The size of annotations would be specified initially (in terms of a char limit
- which must be less than the absolute number of characters that fit to allow
for additional whitespace needed for filling) and then be able to fill in the
annotation box with the annotation text (number of character limit imposed to
try to minimize truncation problems, but truncate anything that overflows and
let the author note and fix it).

Finally, it would be nice to have control over where the annotation for a
particular point on the central display is positioned - make it as close as
possible, and keep it that way when the window is scrolled.

Implementation Approaches:

Given that having lines providing a strong, visual connection between the
annotation and the thing being annotated is necessary, I've come up with three
approaches: make this an application frame, the central display and
annotations all being seperate windows; make a special window which has a very
wide inside margin I can put annotations in, but which is not (directly)
effected by scrolling; within a normal window, implement my own scrolling for
a sub-region, and implement annotation margins, display boxes, etc.
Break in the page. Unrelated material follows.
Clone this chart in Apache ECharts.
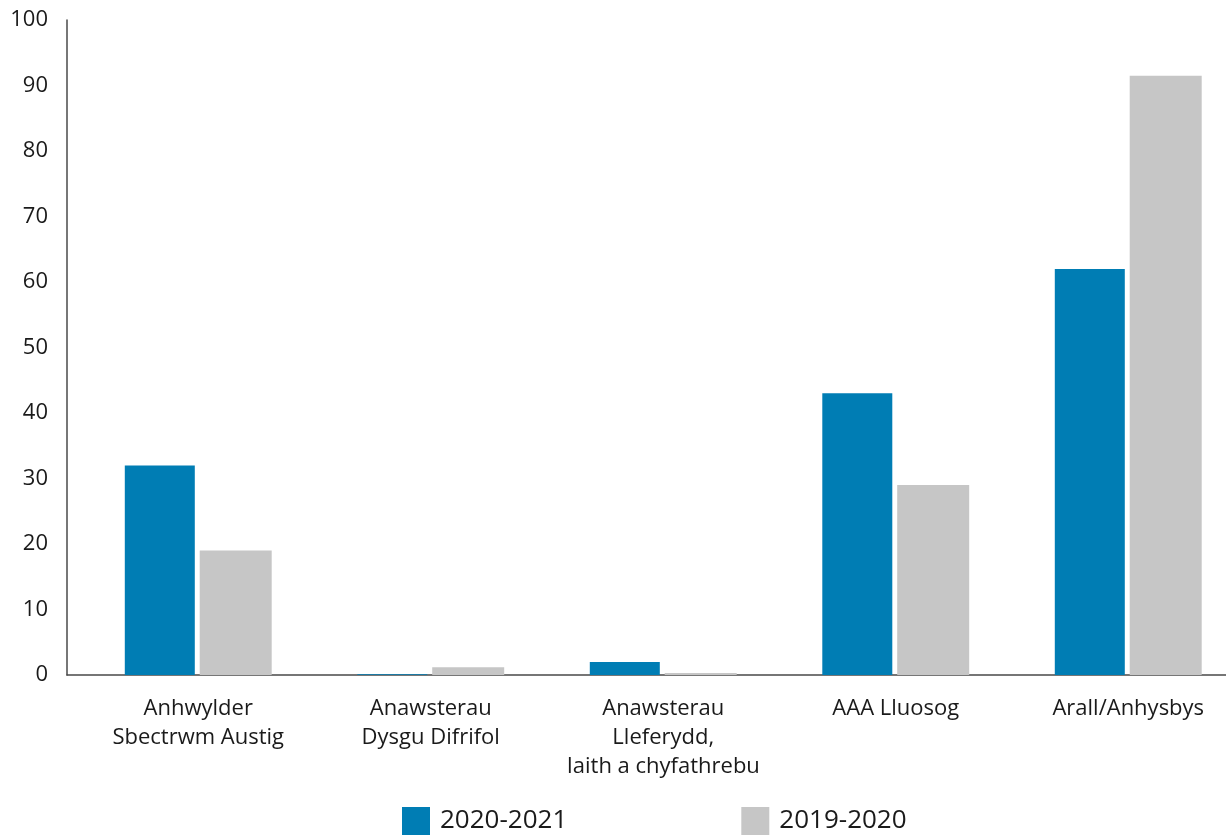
<!DOCTYPE html>
<html><head><meta charset="utf-8">
<script src="https://cdn.jsdelivr.net/npm/echarts@6/dist/echarts.min.js"></script>
<style>html,body{margin:0;padding:0;background:#fff}#c{width:1226px;height:839px}</style>
</head><body><div id="c"></div>
<script>
const categories = ['Anhwylder\nSbectrwm Austig', 'Anawsterau\nDysgu Difrifol', 'Anawsterau\nLleferydd,\nIaith a chyfathrebu', 'AAA Lluosog', 'Arall/Anhysbys'];
const series2021 = [32, 0.1, 2, 43, 62];
const series2020 = [19, 1.2, 0.3, 29, 91.5];
const seriesNames = ['2020-2021', '2019-2020'];
const yTicks = [0, 10, 20, 30, 40, 50, 60, 70, 80, 90, 100];

const FONT = 'Open Sans';
const chart = echarts.init(document.getElementById('c'), null, {renderer: 'canvas'});
chart.setOption({
  animation: false,
  textStyle: {fontFamily: FONT},
  grid: [
    {left: 67, right: 0, top: 20, bottom: 164, containLabel: false, outerBoundsMode: 'none'},
    {left: 82, width: 1162.5, top: 20, bottom: 164, containLabel: false, outerBoundsMode: 'none'}
  ],
  legend: {
    left: 402, top: 807, padding: 0,
    itemWidth: 28, itemHeight: 28, itemGap: 174,
    icon: 'rect',
    textStyle: {fontFamily: FONT, fontSize: 26, color: '#1a1a1a', padding: [0, 0, 0, 5]},
    data: seriesNames
  },
  xAxis: [
    {gridIndex: 0, type: 'value', min: 0, max: 1, axisLine: {show: true, onZero: false, lineStyle: {color: '#4a4a4a', width: 1.5}},
     axisTick: {show: false}, axisLabel: {show: false}, splitLine: {show: false}},
    {gridIndex: 1, type: 'category', data: categories, axisLine: {show: false}, axisTick: {show: false},
     axisLabel: {fontFamily: FONT, fontSize: 22, color: '#1a1a1a', lineHeight: 29, margin: 19, interval: 0}}
  ],
  yAxis: [
    {gridIndex: 0, type: 'value', min: 0, max: 100, interval: 10,
     axisLine: {show: true, lineStyle: {color: '#4a4a4a', width: 1.5}}, axisTick: {show: false},
     splitLine: {show: false},
     axisLabel: {fontFamily: FONT, fontSize: 22, color: '#1a1a1a', margin: 19,
       formatter: v => yTicks.includes(v) ? String(v) : ''}},
    {gridIndex: 1, type: 'value', min: 0, max: 100, interval: 10, show: false, splitLine: {show: false}}
  ],
  series: [
    {name: seriesNames[0], type: 'bar', xAxisIndex: 1, yAxisIndex: 1, data: series2021,
     barWidth: 70, barGap: '7%', itemStyle: {color: '#007db4'}},
    {name: seriesNames[1], type: 'bar', xAxisIndex: 1, yAxisIndex: 1, data: series2020,
     barWidth: 72, barGap: '7%', itemStyle: {color: '#c6c6c6'}}
  ]
});
</script></body></html>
The advantage of the first approach is that I can output annotations to their
own windows, and use predefined filling, truncating, etc functions - i.e. each
annotation gets its own window stream. The disadvantage is that I'd have to
implement scrolling for the inner window with something other than scroll
bars. Also, I'd like to put an annotated pane into a larger frame, I don't
know how easy it is to include and application pane within another application
frame.

The advantage of the second approach would be to avoid introducing my own,
non-standard scrolling mechanism. The disadvantage is mostly I can't figure
out how to do it without reaching pretty deep into clim - and, of course, I
don't know how (at this point) point to reach into clim to do it, or even if
its possible.

The third approach has no advantages, other than not having to delve deeply
into clim. I've done a lot of it this way once under DW - it got ugly, so I
wouldn't re-use what I did, but I know I can do it this way.